Reunion at an airport. The English Grammar focuses on the Copula.

John: “Hi, are you waiting for a friend?’
Kerry: “Yes, her flight arrives in about a half-hour. Supposedly!”
John: “I know what you mean. My brother should arrive in an hour.”
Kerry: “Why do some airlines always put down late?”
John: “I guess it’s like driving. Too much traffic.”
Kerry: “Is it that? Or is it air traffic control?”
John: “It could also be bad weather.”
Kerry: “That’s true. I also read that airlines are severely understaffed.”
John: “That doesn’t seem right. Is it the profit motive?”
Kerry: “If that’s true, it’s dangerous.”


Put down, referring to an aircraft or its pilot, means to land. See online Idioms Dictionary.
Air traffic control is the process by which aircrafts are monitored and directed by ground personnel communicating with pilots by radio. See online Dictionary.
Profit motive means making decisions based on the desire to make a profit. See online Idioms Dictionary.

Suggested Topic for Comments: Copula

“That’s true.” Here we have a simple example of a Demonstrative Pronoun as subject with the copula “is” in Present tense, followed by the Adjective phrase “true.”


The airline stewardess discusses flying rules with a customer.

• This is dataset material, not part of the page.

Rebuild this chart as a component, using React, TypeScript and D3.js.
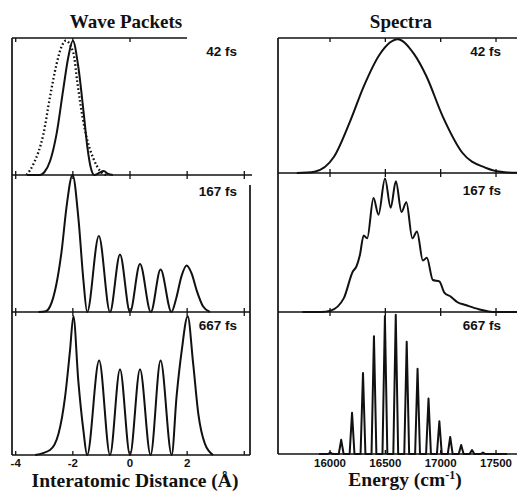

Mary: “How strict are they about carry-ons?”
Beth: “It depends. If the flight is full, they’ll blow everything out of proportion and charge you for it. Otherwise they’re usually cool.”
Mary: “I’m wondering about this corkscrew I’ve got with this bottle of wine to die for. I’m meeting this guy from my past, it’s super important.”
Beth: “The wine’s fine, but they’ll nail you on the corkscrew. You can check it but you can’t bring it on the plane.”
Mary: “But I want to open that wine when I get off the plane!”
Beth: “Tell him to bring something.”
Mary: “Then it won’t be a surprise.”
Beth: “Okay, show him the wine, then walk to a bar together and ask them to open it there.”
Mary: “That might work. But what if there’s no bars open in the airport at that hour?”
Beth: “What time are you arriving?”
Mary: “Early evening, but what if there’s problems and we land late?”
Beth: “What if, what if. Seems to me you’ve got the screaming abdabs. Maybe you should open that bottle now and have a glass!”


Blow out of proportion means to exaggerate something or focus unnecessary attention on something. See online Idioms Dictionary.
To die for means important or desirable enough to die for. See online Idioms Dictionary.
Nail here means to catch someone out, to expose someone, as in a lie or dishonest act. See online Idioms Dictionary.
What if is an extremely well-known idiom that simply means What would occur if, or suppose that. See online Idioms Dictionary.
Screaming abdabs is identified as a band in the online Free Dictionary, but the current meaning can be found in the Urban Dictionary. It means extreme anxiety or nervousness.


Interestingly, Beth’s “What time are you arriving?” can also be expressed in two other ways: “What time will you arrive?” and “What time do you arrive?” So in this case the progressive, the future with modal will, and the present tense can all be employed to express the future in English.